2. The “Drape Test”: Drape a length of the yarn over your hand. Does it hang limply, or does it stand out stiffly? The way a yarn drapes in its raw form is a good indicator of how the finished fabric will hang.

  • Actionable Example: Hold a worsted-weight acrylic yarn over your hand. It will likely stand out stiffly, indicating a structured, less-drapey fabric. Now do the same with a fingering-weight alpaca yarn. It will fall in soft folds, indicating a garment with excellent drape.

3. The “Stitch Definition Test”: This is a key step, especially for projects with cables, lace, or textured stitches. The yarn’s ply (how many strands are twisted together) and fiber will determine how well these stitches stand out.

  • Best for Cables/Textured Stitches: Plied yarns (especially multi-ply) with good memory, like worsted wool. The twist of the yarn creates crisp, defined stitches that pop.

  • Best for Lace/Drapey Garments: Single-ply (roving) yarns or yarns with less twist. These create a softer, slightly blurred fabric that showcases the overall shape and drape rather than individual stitches.

  • Actionable Example: For a cardigan with intricate cables, choose a smooth, multi-ply merino yarn.
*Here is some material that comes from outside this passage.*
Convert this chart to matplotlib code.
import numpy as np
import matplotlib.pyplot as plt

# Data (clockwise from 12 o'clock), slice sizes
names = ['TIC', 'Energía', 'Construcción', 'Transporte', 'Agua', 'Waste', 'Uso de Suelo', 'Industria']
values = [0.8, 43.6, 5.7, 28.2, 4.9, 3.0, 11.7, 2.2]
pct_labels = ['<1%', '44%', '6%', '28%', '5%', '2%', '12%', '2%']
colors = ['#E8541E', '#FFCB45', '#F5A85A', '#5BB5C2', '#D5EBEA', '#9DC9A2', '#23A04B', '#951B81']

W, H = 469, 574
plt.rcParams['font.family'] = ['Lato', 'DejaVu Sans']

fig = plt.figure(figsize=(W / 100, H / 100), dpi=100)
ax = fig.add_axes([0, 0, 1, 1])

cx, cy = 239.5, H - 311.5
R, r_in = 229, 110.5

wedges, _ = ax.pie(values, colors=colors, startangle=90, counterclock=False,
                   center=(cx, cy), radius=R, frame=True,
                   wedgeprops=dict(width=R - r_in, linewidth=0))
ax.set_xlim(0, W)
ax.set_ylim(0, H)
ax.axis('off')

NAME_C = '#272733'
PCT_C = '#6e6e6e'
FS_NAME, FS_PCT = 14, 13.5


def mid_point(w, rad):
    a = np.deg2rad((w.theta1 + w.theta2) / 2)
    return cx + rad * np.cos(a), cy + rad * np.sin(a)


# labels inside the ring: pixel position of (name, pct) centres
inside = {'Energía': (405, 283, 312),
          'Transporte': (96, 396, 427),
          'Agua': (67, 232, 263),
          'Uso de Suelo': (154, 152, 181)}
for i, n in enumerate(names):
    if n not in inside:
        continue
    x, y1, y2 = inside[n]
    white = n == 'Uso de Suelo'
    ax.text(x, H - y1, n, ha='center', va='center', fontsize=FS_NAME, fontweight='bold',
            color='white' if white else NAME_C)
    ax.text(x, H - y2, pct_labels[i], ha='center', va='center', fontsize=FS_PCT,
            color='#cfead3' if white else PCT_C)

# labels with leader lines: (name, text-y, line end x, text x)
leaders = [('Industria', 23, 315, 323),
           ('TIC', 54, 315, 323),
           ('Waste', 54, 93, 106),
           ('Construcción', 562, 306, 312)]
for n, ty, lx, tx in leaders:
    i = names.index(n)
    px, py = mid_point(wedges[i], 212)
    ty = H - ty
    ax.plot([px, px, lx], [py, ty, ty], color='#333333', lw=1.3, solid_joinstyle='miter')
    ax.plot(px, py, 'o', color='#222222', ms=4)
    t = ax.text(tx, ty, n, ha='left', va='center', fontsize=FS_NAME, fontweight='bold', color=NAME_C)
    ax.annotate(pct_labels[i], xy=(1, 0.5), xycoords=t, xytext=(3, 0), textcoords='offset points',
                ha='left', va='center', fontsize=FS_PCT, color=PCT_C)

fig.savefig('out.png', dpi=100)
The individual strands will create a round, bouncy stitch that makes the cables pop. For a simple stockinette cardigan where you want a soft, rustic feel, a single-ply yarn is a great choice.

The Practicalities: Cost, Care, and Quantity

The most beautiful yarn in the world is useless if you can’t afford it, don’t have enough of it, or can’t care for it properly.
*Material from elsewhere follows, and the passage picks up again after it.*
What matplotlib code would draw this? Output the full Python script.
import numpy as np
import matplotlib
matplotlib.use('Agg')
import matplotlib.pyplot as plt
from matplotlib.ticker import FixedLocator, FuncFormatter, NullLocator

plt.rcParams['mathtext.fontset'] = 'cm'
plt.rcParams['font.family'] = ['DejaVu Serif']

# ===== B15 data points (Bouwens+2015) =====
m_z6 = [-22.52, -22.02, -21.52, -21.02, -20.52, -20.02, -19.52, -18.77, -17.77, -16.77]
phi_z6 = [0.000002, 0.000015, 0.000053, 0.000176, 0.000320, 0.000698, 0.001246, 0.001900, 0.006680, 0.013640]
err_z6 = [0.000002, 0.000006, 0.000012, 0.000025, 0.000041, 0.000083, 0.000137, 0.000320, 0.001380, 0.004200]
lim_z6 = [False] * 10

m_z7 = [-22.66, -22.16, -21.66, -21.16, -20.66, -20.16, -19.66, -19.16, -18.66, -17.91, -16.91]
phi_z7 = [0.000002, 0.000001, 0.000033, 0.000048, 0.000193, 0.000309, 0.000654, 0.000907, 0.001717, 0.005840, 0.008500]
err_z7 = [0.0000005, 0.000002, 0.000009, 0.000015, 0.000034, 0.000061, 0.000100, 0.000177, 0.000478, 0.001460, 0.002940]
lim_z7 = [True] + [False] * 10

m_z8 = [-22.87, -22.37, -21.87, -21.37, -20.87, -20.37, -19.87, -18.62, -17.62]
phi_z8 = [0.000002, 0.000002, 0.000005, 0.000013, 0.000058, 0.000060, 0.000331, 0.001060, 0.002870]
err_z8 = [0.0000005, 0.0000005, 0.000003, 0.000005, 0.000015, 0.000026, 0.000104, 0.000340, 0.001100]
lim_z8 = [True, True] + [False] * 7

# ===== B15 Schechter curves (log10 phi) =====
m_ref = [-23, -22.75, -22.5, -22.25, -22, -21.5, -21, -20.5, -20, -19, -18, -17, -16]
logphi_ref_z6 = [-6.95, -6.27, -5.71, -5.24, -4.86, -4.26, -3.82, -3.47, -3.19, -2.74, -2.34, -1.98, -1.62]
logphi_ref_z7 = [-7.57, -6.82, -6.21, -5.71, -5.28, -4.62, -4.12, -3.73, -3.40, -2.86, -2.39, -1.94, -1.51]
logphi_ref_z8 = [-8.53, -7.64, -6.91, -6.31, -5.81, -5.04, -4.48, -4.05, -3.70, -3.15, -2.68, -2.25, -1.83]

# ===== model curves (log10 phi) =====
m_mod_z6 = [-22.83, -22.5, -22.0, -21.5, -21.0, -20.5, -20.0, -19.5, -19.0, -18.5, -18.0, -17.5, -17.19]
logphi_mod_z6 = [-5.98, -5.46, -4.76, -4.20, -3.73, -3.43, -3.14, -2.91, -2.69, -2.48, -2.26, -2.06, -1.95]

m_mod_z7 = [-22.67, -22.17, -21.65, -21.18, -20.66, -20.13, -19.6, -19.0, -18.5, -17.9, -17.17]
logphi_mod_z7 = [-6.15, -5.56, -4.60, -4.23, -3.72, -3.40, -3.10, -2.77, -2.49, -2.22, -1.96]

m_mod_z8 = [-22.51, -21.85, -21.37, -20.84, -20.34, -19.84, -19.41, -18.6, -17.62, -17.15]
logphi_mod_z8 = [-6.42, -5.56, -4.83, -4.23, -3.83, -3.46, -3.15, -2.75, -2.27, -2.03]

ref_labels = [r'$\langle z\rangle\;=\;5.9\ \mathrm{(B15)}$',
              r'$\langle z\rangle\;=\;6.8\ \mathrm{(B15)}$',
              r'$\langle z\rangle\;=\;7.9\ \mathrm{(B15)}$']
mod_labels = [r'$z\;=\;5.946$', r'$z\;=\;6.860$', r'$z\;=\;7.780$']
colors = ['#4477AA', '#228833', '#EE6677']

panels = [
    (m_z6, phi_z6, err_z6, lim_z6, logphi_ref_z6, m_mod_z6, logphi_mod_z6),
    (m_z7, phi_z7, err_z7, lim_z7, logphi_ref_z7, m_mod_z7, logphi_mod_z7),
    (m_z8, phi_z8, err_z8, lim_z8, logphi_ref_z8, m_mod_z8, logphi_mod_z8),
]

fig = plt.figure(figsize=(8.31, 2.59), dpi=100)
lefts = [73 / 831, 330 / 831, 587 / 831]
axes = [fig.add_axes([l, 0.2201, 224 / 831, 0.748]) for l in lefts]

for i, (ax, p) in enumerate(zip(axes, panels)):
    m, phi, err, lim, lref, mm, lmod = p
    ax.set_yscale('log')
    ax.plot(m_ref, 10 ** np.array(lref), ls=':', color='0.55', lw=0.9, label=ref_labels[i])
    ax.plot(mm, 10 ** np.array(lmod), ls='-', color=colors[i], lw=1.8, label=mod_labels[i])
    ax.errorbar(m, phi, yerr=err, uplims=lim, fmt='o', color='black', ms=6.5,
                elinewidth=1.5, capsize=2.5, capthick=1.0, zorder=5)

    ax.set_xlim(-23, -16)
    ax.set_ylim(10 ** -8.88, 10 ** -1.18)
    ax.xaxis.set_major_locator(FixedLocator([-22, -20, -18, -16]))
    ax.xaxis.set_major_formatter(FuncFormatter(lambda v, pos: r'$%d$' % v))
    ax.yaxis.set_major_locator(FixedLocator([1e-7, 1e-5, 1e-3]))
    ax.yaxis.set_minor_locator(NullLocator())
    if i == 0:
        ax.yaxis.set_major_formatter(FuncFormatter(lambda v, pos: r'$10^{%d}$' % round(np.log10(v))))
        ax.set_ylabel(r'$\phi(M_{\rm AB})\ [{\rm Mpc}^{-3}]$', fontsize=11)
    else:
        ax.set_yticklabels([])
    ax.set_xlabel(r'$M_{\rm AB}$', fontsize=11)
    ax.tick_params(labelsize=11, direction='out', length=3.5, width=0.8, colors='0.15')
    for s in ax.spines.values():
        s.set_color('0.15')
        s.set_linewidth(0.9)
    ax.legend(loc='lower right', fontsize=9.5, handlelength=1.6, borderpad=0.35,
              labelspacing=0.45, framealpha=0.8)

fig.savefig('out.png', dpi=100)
1. Calculating Quantity and Budget: Always check your pattern for the yardage required. Then, calculate the number of skeins you need. It’s always better to buy an extra skein than to run out. Dye lots can vary, so ensure all your skeins are from the same batch to avoid noticeable color differences.

  • Actionable Example: Your pattern calls for 1200 yards of DK weight yarn. A skein of your chosen yarn is 250 yards. You will need 1200 / 250 = 4.8 skeins. Round up and buy at least 5 skeins, or even 6 to be safe. If you get home and realize you need another skein from a different dye lot, the color may not match.
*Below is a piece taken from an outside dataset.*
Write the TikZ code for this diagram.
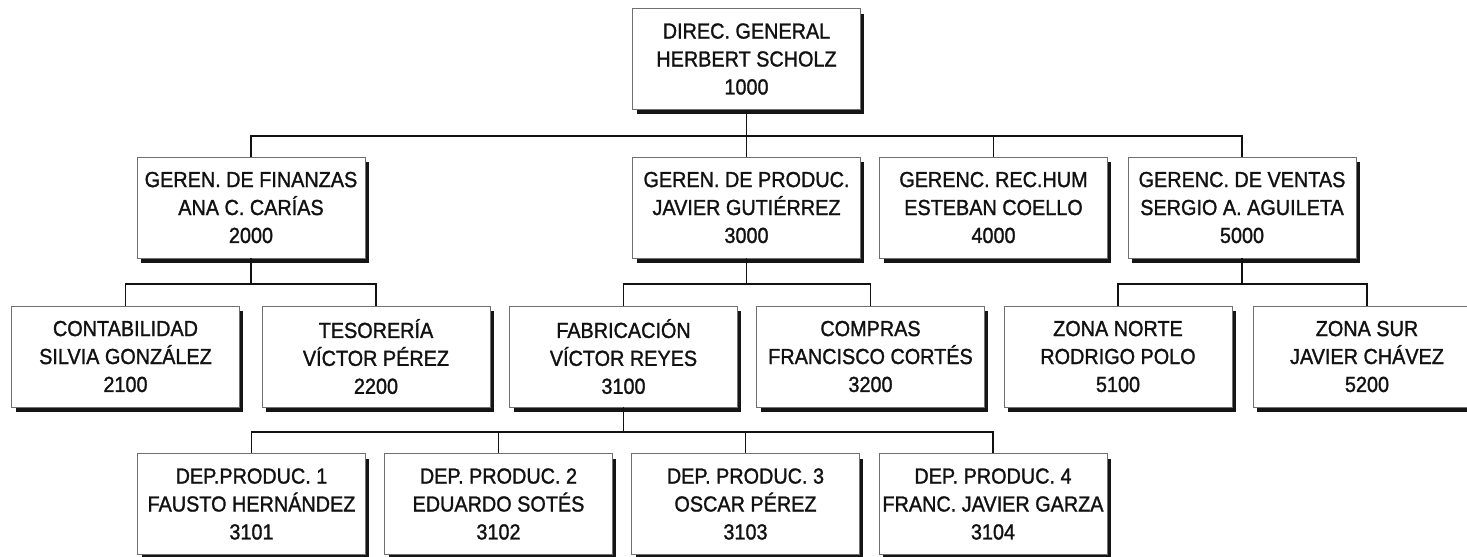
\documentclass[tikz,border=0pt]{standalone}
\usepackage{fontspec}
\setmainfont{Liberation Sans}[FakeStretch=0.91,FakeBold=1.3]
\usepackage{xcolor}
\usetikzlibrary{shadows}
\definecolor{ink}{HTML}{111111}
\definecolor{frame}{HTML}{707070}
\definecolor{shade}{HTML}{151515}

\begin{document}
\begin{tikzpicture}[
  x=0.02cm, y=-0.02cm,
  font={\fontsize{12.4pt}{15.9pt}\selectfont},
  link/.style={line width=0.8pt,draw=ink},
  unit/.style={draw=frame,fill=white,line width=0.5pt,align=center,text=ink,
               minimum width=4.56cm,minimum height=2.02cm,inner sep=2pt,
               drop shadow={shadow xshift=0.08cm,shadow yshift=-0.1cm,
                            fill=shade,opacity=1}}
]
\useasboundingbox (0,0) rectangle (1467,556);

% Direction
\node[unit] (dir) at (746.5,59) {DIREC. GENERAL\\HERBERT SCHOLZ\\1000};

% Managers
\node[unit] (fin)  at (251,207.5)   {GEREN. DE FINANZAS\\ANA C. CARÍAS\\2000};
\node[unit] (prod) at (746.5,207.5) {GEREN. DE PRODUC.\\JAVIER GUTIÉRREZ\\3000};
\node[unit] (rh)   at (993.5,207.5) {GERENC. REC.HUM\\ESTEBAN COELLO\\4000};
\node[unit] (vent) at (1242,207.5)  {GERENC. DE VENTAS\\SERGIO A. AGUILETA\\5000};

% Sections
\node[unit] (cont)  at (125.5,356.5) {CONTABILIDAD\\SILVIA GONZÁLEZ\\2100};
\node[unit] (tes)   at (376,356.5)   {TESORERÍA\\VÍCTOR PÉREZ\\2200};
\node[unit] (fab)   at (623.5,356.5) {FABRICACIÓN\\VÍCTOR REYES\\3100};
\node[unit] (comp)  at (870.5,356.5) {COMPRAS\\FRANCISCO CORTÉS\\3200};
\node[unit] (norte) at (1118,356.5)  {ZONA NORTE\\RODRIGO POLO\\5100};
\node[unit] (sur)   at (1367,356.5)  {ZONA SUR\\JAVIER CHÁVEZ\\5200};

% Production departments
\node[unit] (d1) at (251.5,504) {DEP.PRODUC. 1\\FAUSTO HERNÁNDEZ\\3101};
\node[unit] (d2) at (498.5,504) {DEP. PRODUC. 2\\EDUARDO SOTÉS\\3102};
\node[unit] (d3) at (745.5,504) {DEP. PRODUC. 3\\OSCAR PÉREZ\\3103};
\node[unit] (d4) at (993,504)   {DEP. PRODUC. 4\\FRANC. JAVIER GARZA\\3104};

% Connectors
\coordinate (bus1) at (746.5,136);
\coordinate (bus2) at (251,284);
\coordinate (bus3) at (746.5,284);
\coordinate (bus4) at (1242,284);
\coordinate (bus5) at (623.5,432);

\draw[link] (dir.south) -- (bus1);
\foreach \n in {fin,prod,rh,vent}
  \draw[link] (bus1) -| (\n.north);

\draw[link] (fin.south) -- (bus2);
\draw[link] (bus2) -| (cont.north);
\draw[link] (bus2) -| (tes.north);

\draw[link] (prod.south) -- (bus3);
\draw[link] (bus3) -| (fab.north);
\draw[link] (bus3) -| (comp.north);

\draw[link] (vent.south) -- (bus4);
\draw[link] (bus4) -| (norte.north);
\draw[link] (bus4) -| (sur.north);

\draw[link] (fab.south) -- (bus5);
\foreach \n in {d1,d2,d3,d4}
  \draw[link] (bus5) -| (\n.north);

\end{tikzpicture}
\end{document}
2. The “Washability Factor”: Read the care instructions on the yarn label. Is it machine washable (superwash)? Does it require hand washing? This is a non-negotiable consideration. If you know you’ll be tempted to toss it in the machine, choose a superwash yarn.

  • Actionable Example: You are knitting a cardigan for your daughter who is notorious for not hand-washing her clothes. A superwash merino or an acrylic blend is the only sensible choice. A non-superwash wool will felt and shrink in the washing machine.

3. The “Cost-per-Yard” Analysis: Don’t just look at the price of the skein. A large, expensive skein might have more yardage and be a better value than a small, cheap one. Calculate the cost per yard to get an accurate comparison.

  • Actionable Example: Yarn A costs $15 for 100 yards. Yarn B costs $25 for 200 yards. Yarn A is $0.15 per yard, while Yarn B is $0.125 per yard. Yarn B is the better value, even though it has a higher price tag.

Bringing It All Together: The Ultimate Checklist

You’ve analyzed your pattern, decoded fiber content, and considered the practicalities. Now, combine all this knowledge into a final checklist to ensure you’ve made the perfect choice.

  • Pattern Match: Does the yarn weight and recommended fiber align with the pattern’s requirements?

  • Gauge Test: Have you swatched the yarn and achieved the correct gauge? (This is non-negotiable.)

  • Aesthetic & Drape: Does the yarn have the right drape for the intended garment? (e.g., structured vs. flowy)

  • Texture & Feel: Is the yarn soft enough to be worn comfortably against the skin?

  • Stitch Definition: Will the yarn showcase your stitches (e.g., cables, lace) or create a softer fabric?

  • Care: Are the care instructions compatible with your lifestyle?

  • Budget & Quantity: Have you calculated the correct yardage and bought enough skeins from the same dye lot?

By meticulously working through this process, you move from guesswork to informed decision-making. Your beautiful, handcrafted cardigan deserves nothing less. The right yarn is the foundation upon which all your hard work is built, ensuring a garment you will be proud to wear and cherish for years to come.